Yeah but I dont have the attention span to do comics. XD Well a long running comic anyway.


----------



## bobss

I love the Slaanesh; I would be a_ very_,_ very_, happy, creepy, Rep-giving young man if you could do a Dark Eldar girl like that


----------



## BloodCri

bobss said:


> I love the Slaanesh; I would be a_ very_,_ very_, happy, creepy, Rep-giving young man if you could do a Dark Eldar girl like that


Mmm I'll see what I can do. I've been busy painting my sisters army which is turning out better than I thought it would actually. I'll put it on my things to do.


----------



## BloodCri

Here are a few more of my pictures for those too lazy to click on my deviantart link ;P

Tis the Tech-Priest thinking game. Write in what she's thinking. Examples here:http://bloodcri.deviantart.com/gallery/#/d2stsoi









You've gotta love the Cloak of St. Aspira+Spirit of the Martyr.









Sister Evangela (currently working on a colored version of her. Also, she needs a first name)

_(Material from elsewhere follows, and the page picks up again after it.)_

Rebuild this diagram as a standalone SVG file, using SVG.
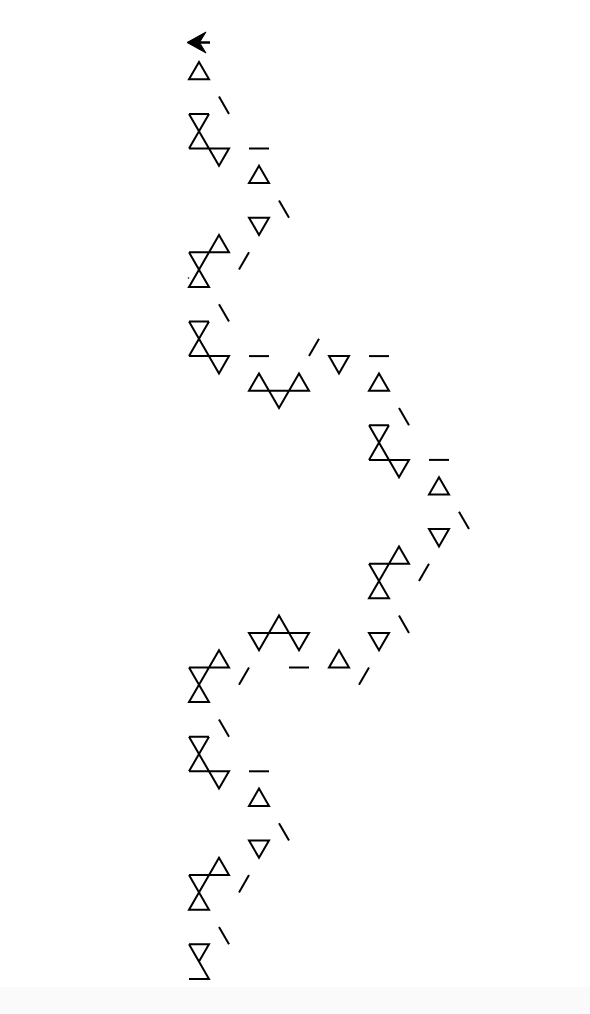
<svg xmlns="http://www.w3.org/2000/svg" width="590" height="1014" viewBox="0 0 590 1014">
<style>
.s{fill:none;stroke:#000;stroke-width:2;stroke-linecap:butt;stroke-linejoin:miter}
</style>
<rect x="0" y="0" width="590" height="1014" fill="#fff"/>
<rect x="0" y="987" width="590" height="27" fill="#fafafa"/>
<g id="turtle">
<path d="M187,42.5 L206,32 L199.5,42.5 L206,53 Z" fill="#000" stroke="#000" stroke-width="1" stroke-linejoin="round"/>
<line x1="199" y1="42.5" x2="210" y2="42.5" stroke="#000" stroke-width="2.5"/>
</g>
<g id="drawing" class="s">
<path d="M199,62 L189,79.3 L209,79.3 Z"/>
<path d="M219,96.6 L229,113.9"/>
<path d="M189,113.9 H209 M209,113.9 L189,148.5 M189,113.9 L219,165.8 L229,148.5 H189"/>
<path d="M249,148.5 H269"/>
<path d="M259,165.8 L249,183.1 H269 Z"/>
<path d="M279,200.4 L289,217.7"/>
<path d="M249,217.7 H269 L259,235 Z"/>
<path d="M189,252.3 H229 L219,235 L189,286.9 H209 L189,252.3"/>
<path d="M249,252.3 L239,269.6"/>
<path d="M219,304.2 L229,321.5"/>
<path d="M189,321.5 H209 M209,321.5 L189,356.1 M189,321.5 L219,373.4 L229,356.1 H189"/>
<path d="M249,356.1 H269"/>
<path d="M319,338.8 L309,356.1"/>
<path d="M329,356.1 H349 L339,373.4 Z"/>
<path d="M369,356.1 H389"/>
<path d="M379,373.4 L369,390.7 H389 Z"/>
<path d="M249,390.7 H309 L299,373.4 L279,408 L259,373.4 Z"/>
<path d="M399,408 L409,425.3"/>
<path d="M369,425.3 H389 M389,425.3 L369,459.9 M369,425.3 L399,477.2 L409,459.9 H369"/>
<path d="M429,459.9 H449"/>
<path d="M439,477.2 L429,494.5 H449 Z"/>
<path d="M459,511.8 L469,529.1"/>
<path d="M429,529.1 H449 L439,546.4 Z"/>
<path d="M369,563.7 H409 L399,546.4 L369,598.3 H389 L369,563.7"/>
<path d="M429,563.7 L419,581"/>
<path d="M399,615.6 L409,632.9"/>
<path d="M369,632.9 H389 L379,650.2 Z"/>
<path d="M369,667.5 L359,684.8"/>
<path d="M339,650.2 L329,667.5 H349 Z"/>
<path d="M289,667.5 H309"/>
<path d="M249,632.9 H309 L299,650.2 L279,615.6 L259,650.2 Z"/>
<path d="M249,667.5 L239,684.8"/>
<path d="M189,667.5 H229 L219,650.2 L189,702.1 H209 L189,667.5"/>
<path d="M219,719.4 L229,736.7"/>
<path d="M189,736.7 H209 M209,736.7 L189,771.3 M189,736.7 L219,788.6 L229,771.3 H189"/>
<path d="M249,771.3 H269"/>
<path d="M259,788.6 L249,805.9 H269 Z"/>
<path d="M279,823.2 L289,840.5"/>
<path d="M249,840.5 H269 L259,857.8 Z"/>
<path d="M189,875.1 H229 L219,857.8 L189,909.7 H209 L189,875.1"/>
<path d="M249,875.1 L239,892.4"/>
<path d="M219,927 L229,944.3"/>
<path d="M189,944.3 H209 L199,961.6 M189,944.3 L209,978.9 H189"/>
</g>
<circle cx="188.5" cy="278" r="0.8" fill="#000"/>
</svg>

HERESY! Now in fun bite sized pieces! Act quickly and receive all four tasty ruinous powers for only one soul! That's right; one soul! Order today!









The cutest mount of slaanesh you'll ever see. His name is Kirby!









Awright... Who let Sister Spaz into the candy jar again?









F**KIN' HAIRDRYERS! HOW DO THEY WORK!?









OHSHI-









Ok ok so i'm kind of cheating with the last one. It was a birthday gift for her friend and thats her OC Raven. He's a raven deity... and a pervert...


----------